Has Walmart.com Used Grocery to Grow Into Amazon’s Business?
Walmart.com surprises a lot of industry analysts who thought that a business built to optimize in-store shopping could not compete with Amazon.com, a company built to optimize online shopping. Walmart.com is growing rapidly and leveraging the power of Walmart’s over 5,000 physical stores in the US, effectively using them as satellite warehouses and as convenient order pick-up depots. Clearly Amazon needs to pay very close attention to Walmart.com, tracking how Walmart is using its strengths to make inroads in online shopping.

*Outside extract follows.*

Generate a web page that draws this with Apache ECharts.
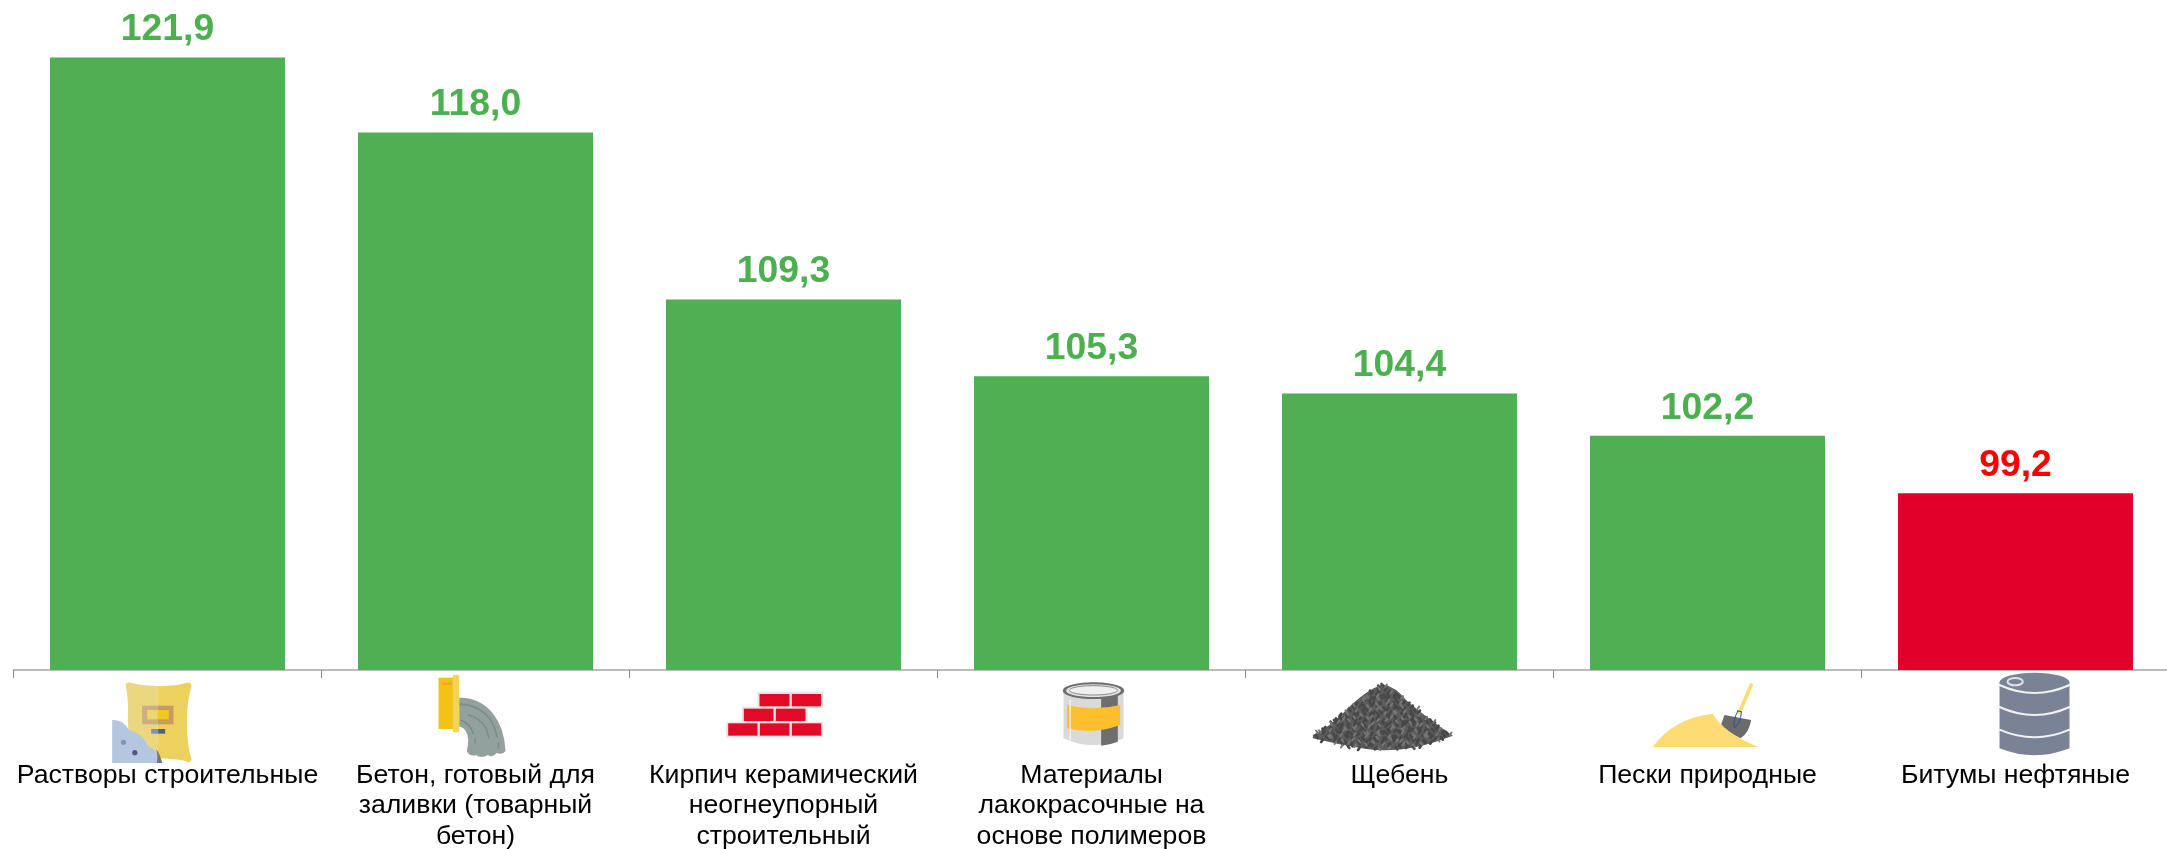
<!DOCTYPE html>
<html><head><meta charset="utf-8">
<style>html,body{margin:0;padding:0;background:#fff;overflow:hidden}#c{width:2167px;height:849px}</style>
<script src="https://cdn.jsdelivr.net/npm/echarts@6/dist/echarts.min.js"></script>
</head><body><div id="c"></div>
<script>
const categories = [
  "Растворы строительные",
  "Бетон, готовый для\nзаливки (товарный\nбетон)",
  "Кирпич керамический\nнеогнеупорный\nстроительный",
  "Материалы\nлакокрасочные на\nоснове полимеров",
  "Щебень",
  "Пески природные",
  "Битумы нефтяные"
];
const values = [121.9, 118.0, 109.3, 105.3, 104.4, 102.2, 99.2];
const barColors = ["#50AF52","#50AF52","#50AF52","#50AF52","#50AF52","#50AF52","#E2002B"];
const labelColors = ["#4CAF50","#4CAF50","#4CAF50","#4CAF50","#4CAF50","#4CAF50","#FF0000"];
const iconNames = ["bag","concrete","bricks","can","gravel","sand","barrel"];

const P = (d, fill, extra) => ({type:'path', shape:{pathData:d}, style:Object.assign({fill:fill||'none'}, extra||{})});
const S = (d, color, w) => P(d, null, {stroke:color, lineWidth:w, lineCap:'round', lineJoin:'round'});
const R = (x,y,w,h,fill,r) => ({type:'rect', shape:{x,y,width:w,height:h,r:r||0}, style:{fill}});
const E = (cx,cy,rx,ry,fill,stroke,w) => ({type:'ellipse', shape:{cx,cy,rx,ry}, style:{fill:fill||'none', stroke:stroke||null, lineWidth:w||0}});

function gravelChildren(){
  const kids = [P("M40 180Q100 150 140 105Q200 45 250 28Q290 36 320 76Q390 135 460 182Q400 205 350 216Q270 232 200 222Q120 210 40 190Z","#5C5C5C")];
  const dark=[], light=[];
  let n=0;
  for(let y=34;y<224;y+=12){
    const half = y<180 ? 6+(y-28)*1.32 : 206-(y-180)*2.6;
    for(let x=250-half;x<=250+half;x+=12){
      n++;
      const dx = (n%3)*3-3, dy=(n%5)*2-4;
      const seg = `M${(x+dx).toFixed(1)} ${y+dy}l${n%2?5:-5} ${n%4<2?7:-7}`;
      (n%3===0?light:dark).push(seg);
    }
  }
  kids.push(S(dark.join(''),"#474747",8));
  kids.push(S(light.join(''),"#777777",6));
  return kids;
}

const icons = {
  bag: {dx:-68, dy:5, kids:[
    P("M78 30Q82 18 95 24Q135 34 175 34L175 250Q130 250 95 258Q82 266 78 250Q90 200 85 130Q88 70 78 30Z","#EBD780"),
    P("M175 34Q225 34 258 24Q275 18 276 32Q262 80 262 140Q262 210 276 252Q272 268 258 258Q220 250 175 250Z","#EDD15F"),
    R(128,92,47,56,"#CBAE82"), R(175,92,47,56,"#C69C5E"),
    R(143,105,32,28,"#EFD56E"), R(175,105,33,28,"#F0C91F"),
    R(155,162,21,14,"#8494A8"), R(176,162,21,14,"#56616F"),
    P("M38 134Q72 134 88 165Q128 172 146 214Q172 222 188 264L38 264Z","#B5C7E0"),
    P("M170 222Q182 238 188 264L172 264Q176 240 170 222Z","#6E7684"),
    E(72,202,8,8,"#8793A8"), E(106,233,8,8,"#4F5A6E")
  ]},
  concrete: {dx:-51, dy:5, kids:[
    P("M104 68Q165 66 205 115Q240 160 243 228Q236 240 216 234Q206 250 190 240Q170 252 155 240Q135 246 127 228Q136 190 125 170Q116 155 104 155Z","#93A19E"),
    S("M106 88Q160 88 195 130Q212 155 218 186","#7E8C89",5),
    S("M222 204L222 220","#7E8C89",5),
    S("M132 120Q165 128 185 160L193 188","#7E8C89",5),
    S("M110 136Q135 145 147 176","#7E8C89",5),
    S("M152 190L152 204","#7E8C89",5),
    R(42,8,46,154,"#F2C219"),
    R(85,0,19,172,"#F3D25D",4),
    R(53,22,30,8,"#F6A623")
  ]},
  bricks: {dx:-64, dy:5, kids:[
    R(114,50,197,50,"#E6E6E6"), R(67,95,198,48,"#E6E6E6"), R(20,140,291,48,"#E6E6E6"),
    R(120,57,90,37,"#E30A27"), R(217,57,88,37,"#E30A27"),
    R(73,101,89,37,"#E30A27"), R(169,101,89,37,"#E30A27"),
    R(26,145,88,37,"#E30A27"), R(121,145,89,37,"#E30A27"), R(217,145,88,37,"#E30A27")
  ]},
  can: {dx:-42, dy:5, kids:[
    P("M42 48L42 190Q130 232 222 190L222 48Z","#DADADA"),
    P("M155 60L205 60L205 200Q180 210 155 212Z","#6E6E6E"),
    P("M53 90Q130 110 212 90L212 150Q130 180 53 160Z","#FDBF2D"),
    S("M62 76L62 198","#F4F4F4",4),
    E(132,47,92,25,"#6E6E6E"),
    E(132,47,82,19,"#E2E2E2"),
    E(132,46,72,14,"#EFEFEF","#8A8A8A",3)
  ]},
  gravel: {dx:-100, dy:5, kids:gravelChildren()},
  sand: {dx:-68, dy:5, kids:[
    S("M335 30L300 112","#FFDB74",11),
    P("M255 120L335 135Q328 175 303 190Q262 172 245 148Z","#6B6B6B"),
    P("M40 216Q100 130 220 116Q250 172 357 216Z","#FFDB74"),
    S("M295 108L306 110Q302 148 285 158Q278 140 295 108Z","#2F4EA0",3)
  ]},
  barrel: {dx:-36, dy:-5, kids:[
    P("M60 52A105 29 0 0 1 270 52L270 250Q165 292 60 250Z","#7A8396"),
    S("M60 60Q165 108 270 60","#F1F2F4",6),
    S("M60 126Q165 174 270 126","#F1F2F4",6),
    S("M60 194Q165 240 270 194","#F1F2F4",6),
    E(107,50,23,11,"#7A8396","#DDE0E6",6)
  ]}
};

const chart = echarts.init(document.getElementById('c'), null, {renderer:'canvas'});
chart.setOption({
  animation:false,
  backgroundColor:'#fff',
  grid:{left:13.5, right:-2.5, top:55.6, bottom:179, containLabel:false, outerBoundsMode:'none'},
  xAxis:{
    type:'category', data:categories, boundaryGap:true,
    axisLine:{show:true, lineStyle:{color:'#A6A6A6', width:1.5}},
    axisTick:{show:true, length:8, alignWithLabel:false, lineStyle:{color:'#8C8C8C', width:1}},
    axisLabel:{interval:0, margin:90, color:'#000', fontFamily:'Liberation Sans', fontSize:26.67, lineHeight:30.7, align:'center', verticalAlign:'top'}
  },
  yAxis:{type:'value', min:90, max:122, show:false, splitLine:{show:false}},
  series:[
    {type:'bar', barWidth:235,
     data:values.map((v,i)=>({value:v, itemStyle:{color:barColors[i]},
        label:{color:labelColors[i]}})),
     label:{show:true, position:'top', distance:9, fontFamily:'Liberation Sans', fontWeight:'bold', fontSize:37.33,
        formatter:p=>p.value.toFixed(1).replace('.',',')}},
    {type:'custom', clip:false, silent:true, z:5,
     data:categories.map((c,i)=>[i,90]),
     encode:{x:0,y:1},
     renderItem:(params,api)=>{
       const p = api.coord([api.value(0), api.value(1)]);
       const ic = icons[iconNames[params.dataIndex]];
       return {type:'group', x:p[0]+ic.dx, y:p[1]+ic.dy, scaleX:1/3, scaleY:1/3, children:ic.kids};
     }}
  ]
});
</script></body></html>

Walmart started in non-grocery retailing and leveraged that platform to become the largest grocery retailer in the US. Amazon is also aware of the importance of grocery sales, both in building retail volume and in solidifying regular customer shopping habits. So Amazon works to follow Walmart’s path, growing a grocery business out of a general retail business. Amazon bought Whole Foods and has invested mightily in Amazon Fresh in this quest.
While Amazon works to build its grocery business, it needs to watch out for Walmart.com growing its non-grocery business. The question is, to what extent can Walmart.com bring the Walmart model full circle and build a broader online retail business on the strength of its online grocery business.
We have data on both retailers. We compare them across five product categories: grocery, apparel, electronics, household, and toys. We measure whether a customer ordered from each of these categories in their most recent purchase. Comparing 2024 to 2021, Amazon customers shopped for groceries more regularly, and about the same in the other four categories (Chart 1). In 2024, 34% of US Amazon.com customers included groceries in their most recent order, compared to 31% in 2021.